Saturday, August 16, 2008

...always liked Ross Perot

In perfect contrarian, cosmopolitan form, at times it may appear those of us composing the content here at The Cosmopolitan Charlestonian are bleeding-heart, American Liberals (sigh)...but alas, we try to remain neutral and beg to differ amid the occasional accusation of Clintonite-style loyalties.
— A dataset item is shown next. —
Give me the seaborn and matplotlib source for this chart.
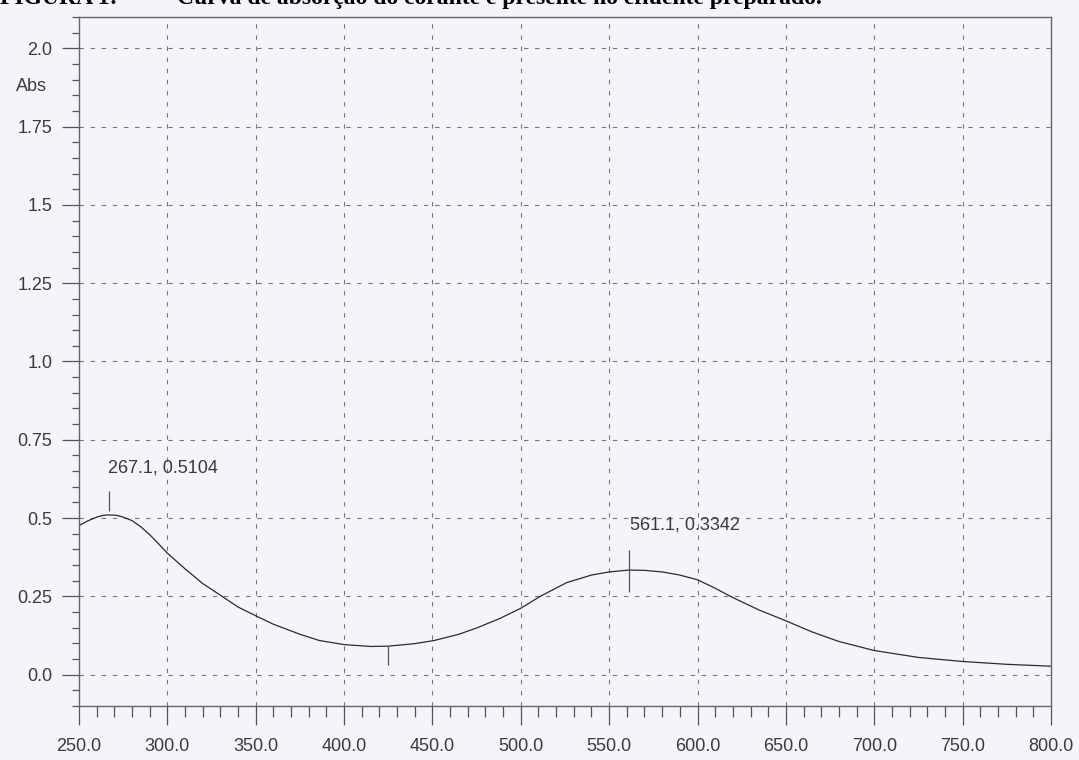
import numpy as np
import pandas as pd
import seaborn as sns
import matplotlib.pyplot as plt
from matplotlib.ticker import MultipleLocator, FixedLocator, FixedFormatter
import matplotlib.transforms as mtransforms

# absorbance spectrum
wavelength = [250, 255, 260, 264, 267, 271, 275, 280, 285, 290, 295, 300, 310,
              320, 331, 340, 350, 360, 375, 386, 400, 415, 425, 440, 451, 465,
              475, 488, 500, 511, 526, 540, 550, 561, 570, 580, 590, 600, 610,
              620, 635, 650, 665, 680, 700, 725, 750, 775, 800]
absorbance = [0.476, 0.491, 0.503, 0.509, 0.510, 0.509, 0.503, 0.492, 0.472,
              0.447, 0.418, 0.388, 0.338, 0.291, 0.250, 0.216, 0.188, 0.161,
              0.129, 0.109, 0.096, 0.090, 0.091, 0.099, 0.109, 0.129, 0.149,
              0.179, 0.212, 0.250, 0.294, 0.318, 0.328, 0.334, 0.333, 0.328,
              0.318, 0.303, 0.276, 0.246, 0.206, 0.172, 0.136, 0.106, 0.077,
              0.055, 0.042, 0.033, 0.027]

peak_wl = [267.1, 561.1]
peak_abs = [0.5104, 0.3342]
valley_wl = [424.8]
valley_abs = [0.091]

xticks = [250, 300, 350, 400, 450, 500, 550, 600, 650, 700, 750, 800]
yticks = [0.0, 0.25, 0.5, 0.75, 1.0, 1.25, 1.5, 1.75, 2.0]
ytick_labels = ["0.0", "0.25", "0.5", "0.75", "1.0", "1.25", "1.5", "1.75", "2.0"]

df = pd.DataFrame({"wl": wavelength, "abs": absorbance})

sns.set_style("ticks")
plt.rcParams['font.family'] = ['Liberation Sans', 'DejaVu Sans']

bg = "#f3f5fa"
ink = "#3a3a3a"
fig = plt.figure(figsize=(10.79, 7.6), dpi=100, facecolor=bg)
ax = fig.add_axes([0.0732, 0.0711, 0.9008, 0.9065], facecolor=bg)

sns.lineplot(data=df, x="wl", y="abs", ax=ax, color="#2b2b2b", linewidth=0.9)

# peak / valley marks
for w, a in zip(peak_wl, peak_abs):
    ax.text(w - 0.5 if w < 400 else w + 0.5, a + (0.15 if w < 400 else 0.145),
            f"{w:.1f}, {a:.4f}", fontsize=13, color=ink, ha="left", va="center")
ax.vlines(peak_wl[0], peak_abs[0] + 0.012, peak_abs[0] + 0.075, color="#555", lw=0.9)
ax.vlines(peak_wl[1], peak_abs[1] - 0.07, peak_abs[1] + 0.065, color="#555", lw=0.9)
ax.vlines(valley_wl, [v - 0.06 for v in valley_abs], valley_abs, color="#555", lw=0.9)

ax.set_xlim(250, 800)
ax.set_ylim(-0.1, 2.1)
ax.xaxis.set_major_locator(FixedLocator(xticks))
ax.xaxis.set_major_formatter(FixedFormatter([f"{t:.1f}" for t in xticks]))
ax.xaxis.set_minor_locator(MultipleLocator(10))
ax.yaxis.set_major_locator(FixedLocator(yticks))
ax.yaxis.set_major_formatter(FixedFormatter(ytick_labels))
ax.yaxis.set_minor_locator(MultipleLocator(0.05))

ax.tick_params(axis="x", which="major", length=14, width=0.9, color="#555",
               labelsize=13, labelcolor=ink, pad=9)
ax.tick_params(axis="x", which="minor", length=8, width=0.9, color="#555")
ax.tick_params(axis="y", which="major", length=12, width=0.9, color="#555",
               labelsize=13, labelcolor=ink, pad=7)
ax.tick_params(axis="y", which="minor", length=5, width=0.9, color="#555")

ax.grid(True, which="major", color="#777", linestyle=(0, (4, 6)), linewidth=0.8)
for s in ax.spines.values():
    s.set_visible(True)
    s.set_color("#666")
    s.set_linewidth(1.0)

ax.set_xlabel("")
ax.set_ylabel("")
trans = mtransforms.blended_transform_factory(ax.transAxes, ax.transData)
ax.text(-0.049, 1.877, "Abs", transform=trans, fontsize=13, color=ink,
        ha="center", va="center")

# caption, mostly cut off by the top of the scan
cap_y = 1 - 4 / 760
fig.text(0.0, cap_y, "FIGURA 1:", family=["Liberation Serif", "DejaVu Serif"],
         fontweight="bold", fontsize=17, color="black", ha="left", va="baseline")
fig.text(177 / 1079, cap_y,
         "Curva de absorção do corante e presente no efluente preparado.",
         family=["Liberation Serif", "DejaVu Serif"], fontweight="bold", fontsize=17,
         color="black", ha="left", va="baseline")

fig.savefig("out.png", dpi=100, facecolor=bg)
Back in the day, when Bill was busy winning America over with a hip jazz sax number, certain folks here were being swayed in another direction. Perot was labeled the "ultimate outsider" long before Obama made being Washington's new guy look cool. Suffice it to say, sixteen years ago nearly 19% of Americans voted for Perot, a fearless business man from Texas who, way back then, talked about balancing the U.S. deficit and rebuilding America's infrastructure. In his campaign he openly discussed real-time solutions to the souring economy of the early 90s; and like a sage, Perot advised us that a volatile financial structure was going to rob future generations of their wealth. Yet, Perot was marginalized like Ron Paul, Dennis Kucinich and our favorite rabble-rouser, and green party candidate, Cynthia McKinney. Anyway, if you haven't gotten the jist of this story yet, back in '92 we were a part of that eighteen-some percent who voted for Ross Perot. What could have been has been left to the nostalgia of history and is best left alone.
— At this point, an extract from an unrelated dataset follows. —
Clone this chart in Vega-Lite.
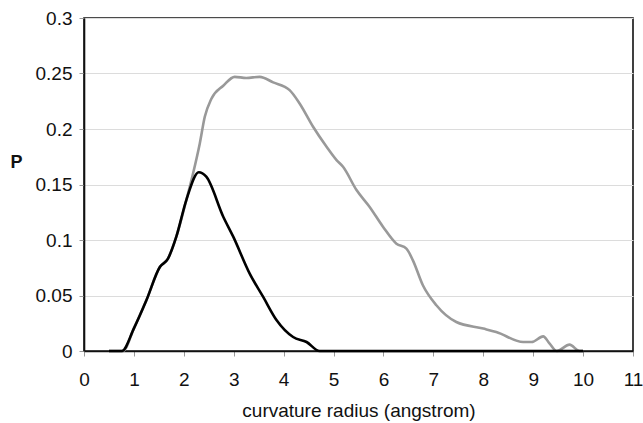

Anyway, there is no sense crying over spilled milk. We can only move forward, and it looks like Perot is still kicking. Since he's an old fave, we want to turn you on to his more recent venture at, which provides an excellent resource for analyzing the potential denouement of continuous federal deficit spending here in the U.S.

Perot has the same solid message, but with a decade passed he's using the web rather than those old, blown-up Excel charts he was famous for toting around. His web charts are certainly worth a looksie in the event you'd like to mix your summer Mint Julep with economic statistics. Besides, there's no time like the present to reacquaint ourselves with our nations' fiscal fitness as we move into the coming election season!

Then again, if you really want to freak yourself out, go ahead and watch Perot essentially forecast the future so many years ago when he took on tax reform, eyed over-extended entitlement programs and planned for raising gas taxes to foster infrastructure improvement. Guess it is true that problems don't go away even when we do our darnedest to ignore them.